The stench of Buchenwald would reek in history. But how much of it was known to German civilians even in nearby Weimar? Sick with disgust, tough General George S. Patton ordered the burghers of the town to be taken through Buchenwald and shown its obscenities. Twelve hundred men & women of Weimar walked unwillingly through the camp and wept, retched, fainted. A young Hitler Madchen sobbed: "How awful!"

General Dwight D. Eisenhower was so stirred that he forthwith invited Prime Minister Winston Churchill to send a British Parliamentary delegation to see Buchenwald. With them came a group of American Congressmen touring Britain. The visitors froze with horror. Said Sir Henry Morris-Jones: "It beggars description." Said Representative Gordon Canfield: "This is barbarism." Others would soon be coming to see as well.

The remedial idea spread fast. In Gardelegen, where 1,100 political captives were incinerated in a straw-filled death chamber, civilians were marched in by U.S. troops and made to bury the blackened bodies. At Belsen where British forces' found cadavers piled like cordwood in a ditch, SS men were compelled at rifle point to bury bodies.

Romps In the Garden. Taken alive was the Belsen commandant, powerful, thug-like Josef Kramer, expert in the methods of mass murder. To a British reporter

Kramer brooded on his past, said sadly that he missed his wife and children, with whom he used to romp in the garden of his Belsen home (he loved flowers, especially roses). Mused Kramer: "I love my wife and children. I love all children. I believe in God." He became a Nazi in 1933 because he had to choose between National Socialism and Communism. His conscience, he added, was not bad. "The death rate here is quite small, only about one thousand a month." Later Kramer was reported executed.

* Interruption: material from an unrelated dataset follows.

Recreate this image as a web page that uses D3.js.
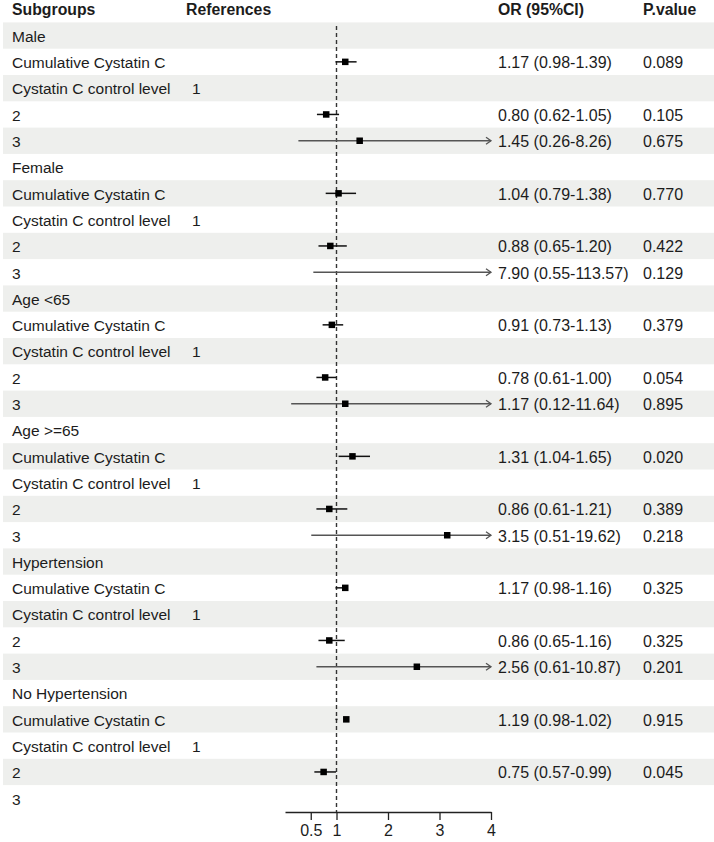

Like the G.I.s, the battle-hardened Tommies were numbed by their glimpse of Nazi savagery. The shattering experience was one that must be shared not only with German civilians, who must measure their own guilt, but with Allied civilians, who must measure the Nazi crime. In London, queasy moviegoers, unable to stomach atrocity newsreels, started to leave the theater but were turned back by Allied soldiers in the audience.

Not all of the Nazi pit had yet been plumbed. Still ahead, near Munich, lay Dachau the unspeakable, on whose walls an inmate had once scribbled: "This is the camp where you enter by the door and leave by the chimney."